To help curb southbound arms trafficking, the Mexican government plans to begin checking more vehicles crossing from the U.S. At present, Mexico checks about 10 percent of the 230,000 vehicles that cross the border each day, according to the Mexican attorney general's office.
By weighing vehicles for unusual heaviness and tracking license plate numbers, the two governments hope to catch more hidden contraband.
The United States has long weighed and checked the license plates of northbound vehicles, but not if they are southbound. Napolitano said that practice is changing with the installation of surveillance cameras at Otay Mesa and other border crossings.

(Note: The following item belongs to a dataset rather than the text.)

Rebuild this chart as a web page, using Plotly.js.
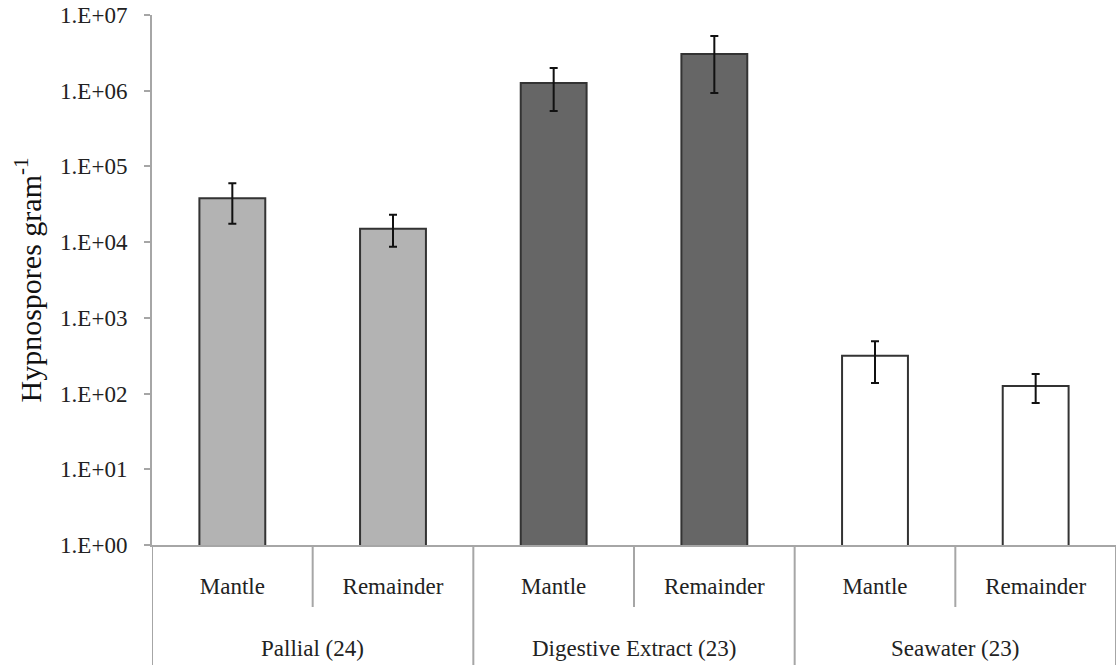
<!DOCTYPE html>
<html>
<head>
<meta charset="utf-8">
<script src="https://cdn.plot.ly/plotly-3.0.1.min.js"></script>
<style>
  html, body { margin: 0; padding: 0; background: #ffffff; }
  #chart { width: 1116px; height: 665px; }
</style>
</head>
<body>
<div id="chart"></div>
<script>
const groupNames = ["Pallial (24)", "Digestive Extract (23)", "Seawater (23)"];
const groups = ["Pallial (24)", "Pallial (24)", "Digestive Extract (23)", "Digestive Extract (23)", "Seawater (23)", "Seawater (23)"];
const parts = ["Mantle", "Remainder", "Mantle", "Remainder", "Mantle", "Remainder"];
const means = [38000, 15000, 1260000, 3050000, 315, 126];
const upper = [60000, 23000, 2000000, 5300000, 490, 182];
const lower = [17500, 8700, 540000, 930000, 138, 75];
const fills = ["#b3b3b3", "#b3b3b3", "#666666", "#666666", "#ffffff", "#ffffff"];
const yTickVals = [1, 10, 100, 1000, 10000, 100000, 1000000, 10000000];
const yTickText = ["1.E+00", "1.E+01", "1.E+02", "1.E+03", "1.E+04", "1.E+05", "1.E+06", "1.E+07"];

const idx = parts.map((_, i) => i);
const plus = means.map((m, i) => upper[i] - m);
const minus = means.map((m, i) => m - lower[i]);

const serif = "Liberation Serif, Times New Roman, serif";
const plotH = 665 - 15 - 120;
const axisGray = "#a6a6a6";

// group extents from the category arrays
const groupInfo = groupNames.map(g => {
  const members = idx.filter(i => groups[i] === g);
  return { name: g, first: Math.min(...members), last: Math.max(...members) };
});

const shapes = [];
// sub-category separators (within groups)
idx.slice(0, -1).forEach(i => {
  if (groups[i] === groups[i + 1]) {
    shapes.push({ type: "line", xref: "x", yref: "paper", x0: i + 0.5, x1: i + 0.5,
      y0: 0, y1: -62 / plotH, line: { color: axisGray, width: 2 } });
  }
});
// group separators
const bounds = [groupInfo[0].first - 0.5].concat(groupInfo.map(g => g.last + 0.5));
bounds.forEach(b => {
  shapes.push({ type: "line", xref: "x", yref: "paper", x0: b, x1: b,
    y0: 0, y1: -120 / plotH, line: { color: axisGray, width: 2 } });
});

const annotations = groupInfo.map(g => ({
  text: g.name, xref: "x", yref: "paper",
  x: (g.first + g.last) / 2, y: -103 / plotH,
  xanchor: "center", yanchor: "middle", showarrow: false,
  font: { family: serif, size: 23, color: "#222222" }
}));

const trace = {
  type: "bar",
  x: idx,
  y: means,
  width: 0.41,
  marker: { color: fills, line: { color: "#333333", width: 2 } },
  error_y: {
    type: "data", symmetric: false, array: plus, arrayminus: minus,
    color: "#111111", thickness: 2, width: 4
  },
  hoverinfo: "none"
};

const layout = {
  width: 1116, height: 665,
  margin: { l: 152, r: 0, t: 15, b: 120 },
  paper_bgcolor: "#ffffff", plot_bgcolor: "#ffffff",
  showlegend: false,
  font: { family: serif, color: "#222222", size: 23 },
  shapes: shapes,
  annotations: annotations,
  xaxis: {
    type: "linear", range: [-0.5, parts.length - 0.5],
    tickvals: idx, ticktext: parts,
    showline: true, linecolor: axisGray, linewidth: 2,
    ticks: "", ticklabelstandoff: 19,
    tickfont: { family: serif, size: 23, color: "#222222" },
    showgrid: false, zeroline: false
  },
  yaxis: {
    type: "log", range: [0, 7],
    tickvals: yTickVals, ticktext: yTickText,
    showline: true, linecolor: axisGray, linewidth: 2,
    ticks: "outside", ticklen: 6, tickcolor: axisGray, tickwidth: 2,
    ticklabelstandoff: 12,
    tickfont: { family: serif, size: 23, color: "#222222" },
    showgrid: false, zeroline: false,
    title: { text: "Hypnospores gram<sup>-1</sup>", font: { family: serif, size: 30, color: "#111111" }, standoff: 10 }
  }
};

Plotly.newPlot("chart", [trace], layout, { displayModeBar: false, staticPlot: true });
</script>
</body>
</html>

More agents to be deployed
The Obama administration announced last week that nearly 500 more federal agents are being deployed to the border, along with X-ray machines and drug-sniffing dogs, both to stop the spillover of Mexico's drug violence and to curb gun smuggling.
Drugs and arms smuggling and drug cartel violence are the topics of a meeting in Cuernavaca, Mexico, on Thursday. Attending are Napolitano and U.S. Attorney General Eric Holder and Mexico's Attorney General Eduardo Medina-Mora and Interior Secretary Fernando Gomez-Mont.
Meanwhile, in Washington the Senate approved legislation to authorize an additional $550 million over the next five years for federal agents, investigators, and other resources to help fight Mexican drug cartels blamed for a wave of violence along the border.
Lawmakers said the money would help stem the flow of drugs northward over the Mexican border and the flow of guns and money southward into Mexico.